Descriptions of VHF megaoverloads are kind of scary, it seems to vaporize stuff.
I wonder if a megaohm meter would pick up any damage to dielectric from overloading. I guess the voltage is not that high at 100v, but it might be prudent to attempt monitoring
could it spot polarize the dielectric?
I think it would blow a hole some where when it finally decides to fail, possibly in a thinner area or area of minor impedance mismatch? I.e. slightly different braid distribution, surface conductivity, etc. Some where along the transmission line you have a higher voltage.
I think dielectric failure has something to do with polarization, it seems to be what happens to dielectrics under high voltage. Thermal effects are weird to think about for very fast signals, but I think it might get hotter somewhere too.
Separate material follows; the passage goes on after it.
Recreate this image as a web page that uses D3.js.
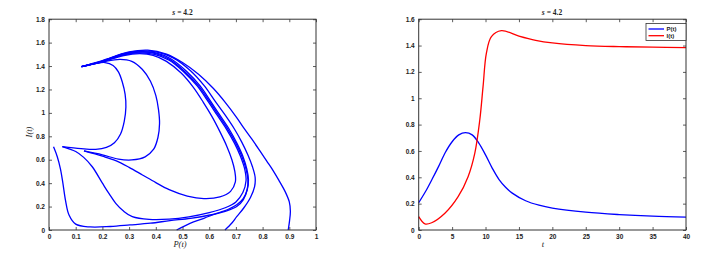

Someone might be able to leave a EFT machine running continuously on a cable

Would the foam start to densify in some spots? Or maybe become brittle? Mechanical properties of polarized materials might be interesting to read about. I think it would become brittle and then electrostriction would wear it more and more (cracking) until it broke through. I am thinking electrostriction on a soft dielectric might be similar to a dog tugging on a rope chew toy. Fans of basketball shorts might notice how the nylon rope (built in belt) begins to behave after alot of wear and tear, the nylon seems to grow together making for very tough knots. Given that alot of coaxial cables have foam dielectric, I expect they might not fair well to overload. The sponges, particularly the ones backed with scotch brite (which is kind of like the stiff coaxial cable wall), even seem to spall for some reason, like chunks fall off the bottom with alot of use.
and failure modes of foam slippers.
Also makes me wonder about ultrasound testing of coaxial cables.